Definition:Capital resource
💰 Capital resource in the insurance context denotes any financial asset, instrument, or reserve that an insurer can deploy to meet its solvency obligations, absorb unexpected losses, and support its ongoing ability to write policies. The term is especially prominent in regulatory discourse — frameworks such as Solvency II explicitly define "capital resources" (often called own funds) as the eligible financial means an insurer holds to cover its solvency capital requirement and minimum capital requirement. Capital resources encompass a broad spectrum, from common equity and capital reserves at the highest quality tier to subordinated debt instruments and ancillary items that regulators may count with haircuts or limitations.
⚙️ Regulatory regimes worldwide classify capital resources by their loss-absorbing quality. Under Solvency II, own funds are divided into three tiers, with Tier 1 (primarily equity and retained earnings) considered the most resilient and subject to the fewest restrictions.
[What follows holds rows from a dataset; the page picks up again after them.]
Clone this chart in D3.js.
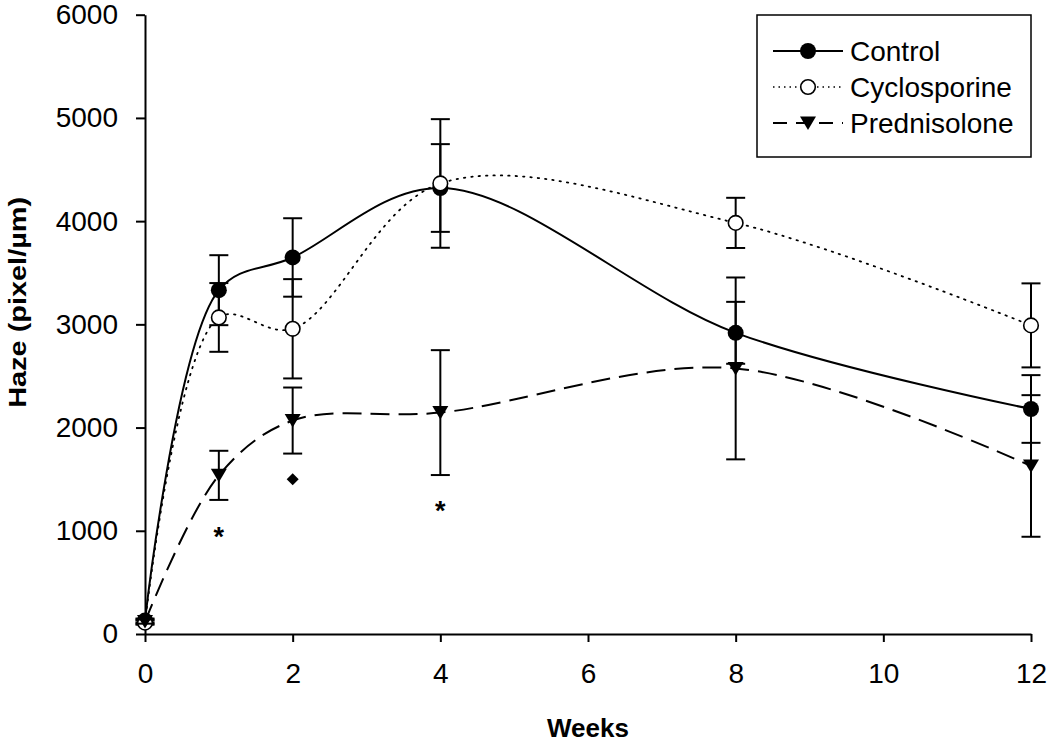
<!DOCTYPE html>
<html>
<head>
<meta charset="utf-8">
<script src="https://cdn.jsdelivr.net/npm/d3@7"></script>
<style>
  html, body { margin: 0; padding: 0; background: #fff; }
  svg { display: block; font-family: "Liberation Sans", Arial, sans-serif; }
</style>
</head>
<body>
<svg id="chart" width="1050" height="745"></svg>
<script>
// ---- data ----
const weeks = [0, 1, 2, 4, 8, 12];
const seriesNames = ["Control", "Cyclosporine", "Prednisolone"];
const controlValues = [130, 3331, 3648, 4321, 2918, 2180];
const controlErrors = [20, 339, 380, 425, 300, 328];
const cycloValues = [110, 3067, 2957, 4365, 3983, 2990];
const cycloErrors = [20, 333, 481, 623, 243, 407];
const predValues = [120, 1537, 2068, 2145, 2573, 1628];
const predErrors = [20, 238, 320, 605, 881, 686];
const xTicks = [0, 2, 4, 6, 8, 10, 12];
const yTicks = [0, 1000, 2000, 3000, 4000, 5000, 6000];
const annotWeeks = [1, 2, 4];
const annotValues = [1020, 1500, 1265];
const annotSymbols = ["*", "diamond", "*"];

// ---- layout ----
const svg = d3.select("#chart");
const x = d3.scaleLinear().domain([0, 12]).range([145, 1031]);
const y = d3.scaleLinear().domain([0, 6000]).range([634, 14.7]);

const series = [
  { name: seriesNames[0], values: controlValues, errors: controlErrors, dash: null, marker: "filled" },
  { name: seriesNames[1], values: cycloValues, errors: cycloErrors, dash: "1.4,6", marker: "open" },
  { name: seriesNames[2], values: predValues, errors: predErrors, dash: "19,9", marker: "tri" }
];

// axes
const yAxis = d3.axisLeft(y).tickValues(yTicks).tickSizeInner(9).tickSizeOuter(0).tickPadding(18).tickFormat(d3.format("d"));
const xAxis = d3.axisBottom(x).tickValues(xTicks).tickSizeInner(8).tickSizeOuter(0).tickPadding(21).tickFormat(d3.format("d"));

const gy = svg.append("g").attr("transform", `translate(${x(0)},0)`).call(yAxis);
const gx = svg.append("g").attr("transform", `translate(0,${y(0)})`).call(xAxis);
[gx, gy].forEach(g => {
  g.selectAll("path.domain").attr("stroke", "#000").attr("stroke-width", 2);
  g.selectAll(".tick line").attr("stroke", "#000").attr("stroke-width", 2);
  g.selectAll(".tick text").attr("fill", "#000").style("font-size", "28px")
    .style("font-family", "'Liberation Sans', Arial, sans-serif");
});

// axis titles
svg.append("text").attr("x", 588).attr("y", 737).attr("text-anchor", "middle")
  .style("font-size", "26px").style("font-weight", "bold").text("Weeks");
svg.append("text").attr("transform", `translate(26,${(y(0) + y(6000)) / 2 - 22}) rotate(-90)`)
  .attr("text-anchor", "middle").style("font-size", "24px").style("font-weight", "bold")
  .attr("textLength", 211).attr("lengthAdjust", "spacingAndGlyphs")
  .text("Haze (pixel/µm)");

// marker drawing
function drawMarker(sel, type) {
  if (type === "filled") {
    sel.append("circle").attr("r", 8).attr("fill", "#000");
  } else if (type === "open") {
    sel.append("circle").attr("r", 7.3).attr("fill", "#fff").attr("stroke", "#000").attr("stroke-width", 1.6);
  } else {
    sel.append("path").attr("d", "M-8,-6.5 L8,-6.5 L0,7 Z").attr("fill", "#000");
  }
}

const line = d3.line().x((d, i) => x(weeks[i])).y(d => y(d)).curve(d3.curveCatmullRom.alpha(0.5));
const capW = 9.5;

series.forEach(s => {
  const g = svg.append("g");
  // error bars
  s.values.forEach((v, i) => {
    const e = s.errors[i];
    const cx = x(weeks[i]);
    g.append("line").attr("x1", cx).attr("x2", cx).attr("y1", y(v + e)).attr("y2", y(v - e))
      .attr("stroke", "#000").attr("stroke-width", 2);
    [v + e, v - e].forEach(c => {
      g.append("line").attr("x1", cx - capW).attr("x2", cx + capW).attr("y1", y(c)).attr("y2", y(c))
        .attr("stroke", "#000").attr("stroke-width", 2);
    });
  });
  // curve
  g.append("path").attr("d", line(s.values)).attr("fill", "none").attr("stroke", "#000")
    .attr("stroke-width", s.marker === "open" ? 1.8 : 2)
    .attr("stroke-dasharray", s.dash)
    .attr("stroke-linecap", s.marker === "open" ? "round" : "butt");
  // markers
  s.values.forEach((v, i) => {
    const m = g.append("g").attr("transform", `translate(${x(weeks[i])},${y(v)})`);
    drawMarker(m, s.marker);
  });
});

// annotations
annotWeeks.forEach((w, i) => {
  if (annotSymbols[i] === "diamond") {
    svg.append("path").attr("transform", `translate(${x(w)},${y(annotValues[i])})`)
      .attr("d", "M0,-6 L6,0 L0,6 L-6,0 Z").attr("fill", "#000");
  } else {
    svg.append("text").attr("x", x(w)).attr("y", y(annotValues[i]) + 17)
      .attr("text-anchor", "middle").style("font-size", "27px").style("font-weight", "bold")
      .text("*");
  }
});

// legend
const lg = svg.append("g");
lg.append("rect").attr("x", 757).attr("y", 15).attr("width", 274).attr("height", 142)
  .attr("fill", "#fff").attr("stroke", "#000").attr("stroke-width", 1.5);
const legendY = [51, 87, 123];
series.forEach((s, i) => {
  const ly = legendY[i];
  lg.append("line").attr("x1", 773).attr("x2", 843).attr("y1", ly).attr("y2", ly)
    .attr("stroke", "#000").attr("stroke-width", s.marker === "open" ? 1.4 : 2)
    .attr("stroke-dasharray", s.marker === "open" ? "1.5,4" : (s.dash ? "14,9" : null));
  const m = lg.append("g").attr("transform", `translate(808,${ly})`);
  drawMarker(m, s.marker);
  lg.append("text").attr("x", 850).attr("y", ly + 10).style("font-size", "28px").text(s.name);
});
</script>
</body>
</html>
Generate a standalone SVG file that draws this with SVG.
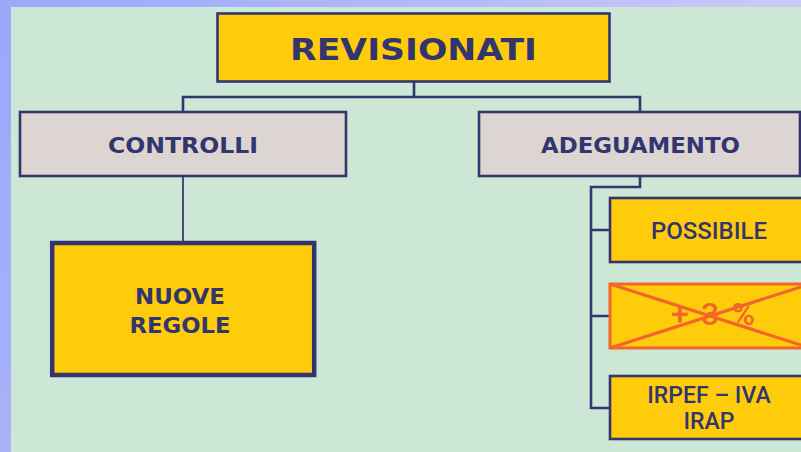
<svg xmlns="http://www.w3.org/2000/svg" width="801" height="452" viewBox="0 0 801 452">
  <defs>
    <linearGradient id="bgGrad" x1="0" y1="0" x2="1" y2="0.3">
      <stop offset="0" stop-color="#98a8fa"/>
      <stop offset="1" stop-color="#d0ccf8"/>
    </linearGradient>
    <style>
      .yel { fill: #fecc0b; stroke: #33356f; stroke-width: 2.6; }
      .gry { fill: #dcd5d2; stroke: #33356f; stroke-width: 2.6; }
      .t1 { font-family: "DejaVu Sans", Verdana, sans-serif; font-weight: bold; fill: #33356f; text-anchor: middle; }
      .t2 { font-family: Roboto, "Liberation Sans", sans-serif; font-weight: 500; fill: #33356f; text-anchor: middle; }
      .conn { fill: none; stroke: #33356f; stroke-width: 2.6; }
    </style>
  </defs>
  <rect x="0" y="0" width="801" height="452" fill="url(#bgGrad)"/>
  <rect x="11" y="7" width="790" height="445" fill="#cde7d6"/>

  <g id="connectors">
    <path class="conn" d="M414 82 V97 M183 111 V97 H640 V111"/>
    <path d="M183 177 V242" fill="none" stroke="#4a4c78" stroke-width="2"/>
    <path class="conn" d="M640 177 V187 H591 V316" stroke-width="3"/>
    <path class="conn" d="M591 316 V408 H609 M591 230 H609 M591 316 H609"/>
  </g>

  <g id="revisionati">
    <rect class="yel" x="217.5" y="13.5" width="392" height="68"/>
    <text class="t1" x="413.5" y="60" font-size="31" textLength="247" lengthAdjust="spacingAndGlyphs">REVISIONATI</text>
  </g>

  <g id="controlli">
    <rect class="gry" x="20" y="112" width="326" height="64"/>
    <text class="t1" x="183" y="153" font-size="21" textLength="150" lengthAdjust="spacingAndGlyphs">CONTROLLI</text>
  </g>

  <g id="adeguamento">
    <rect class="gry" x="479" y="112" width="321" height="64"/>
    <text class="t1" x="640.5" y="153" font-size="21" textLength="199" lengthAdjust="spacingAndGlyphs">ADEGUAMENTO</text>
  </g>

  <g id="nuove-regole">
    <rect x="52.2" y="243" width="262" height="132" fill="#fecc0b" stroke="#33356f" stroke-width="4.5"/>
    <text class="t1" x="180" y="304" font-size="22" textLength="90" lengthAdjust="spacingAndGlyphs">NUOVE</text>
    <text class="t1" x="180" y="333" font-size="22" textLength="101" lengthAdjust="spacingAndGlyphs">REGOLE</text>
  </g>

  <g id="possibile">
    <rect class="yel" x="610" y="198" width="200" height="64"/>
    <text class="t2" x="709" y="239" font-size="24">POSSIBILE</text>
  </g>

  <g id="piu-tre">
    <rect x="610" y="284" width="200" height="64" fill="#fecc0b" stroke="#f2662a" stroke-width="3"/>
    <text x="713" y="325" font-family="Roboto, 'Liberation Sans', sans-serif" font-weight="500" font-size="32" fill="#f2662a" text-anchor="middle" textLength="84" lengthAdjust="spacing">+ 3 %</text>
    <path d="M610 284 L810 348 M610 348 L810 284" stroke="#f2662a" stroke-width="3.2" fill="none"/>
  </g>

  <g id="irpef">
    <rect class="yel" x="610" y="376" width="200" height="63"/>
    <text class="t2" x="709" y="403" font-size="23">IRPEF – IVA</text>
    <text class="t2" x="709" y="429" font-size="23">IRAP</text>
  </g>
</svg>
The NAIC's risk-based capital system in the United States takes a different structural approach but pursues the same goal: ensuring that the total capital resources available to an insurer are proportionate to the underwriting, credit, market, and operational risks it bears. In Hong Kong and Singapore, local regulators have adopted risk-based frameworks influenced by both Solvency II and the IAIS's global standards, requiring insurers to map their capital resources against calibrated risk charges. C-ROSS in China follows a similar tiered capital methodology, illustrating the global convergence in how capital resources are measured even as specific calibrations diverge.
🔎 Understanding what qualifies as a capital resource — and at what level of regulatory recognition — has practical consequences for every insurer's strategic decisions. An insurer considering whether to issue subordinated debt, raise equity, or retain earnings to build its capital base must weigh how each option is treated under the applicable regime and by rating agencies whose assessments directly affect the insurer's cost of reinsurance and access to markets. In the Lloyd's market, members must demonstrate approved capital resources — known as Funds at Lloyd's — before they can participate in syndicates. For captive insurers and newer insurtechs operating under restricted licenses, the definition of admissible capital resources can determine whether the venture is viable at all, making this a foundational concept for anyone involved in insurance finance or regulation.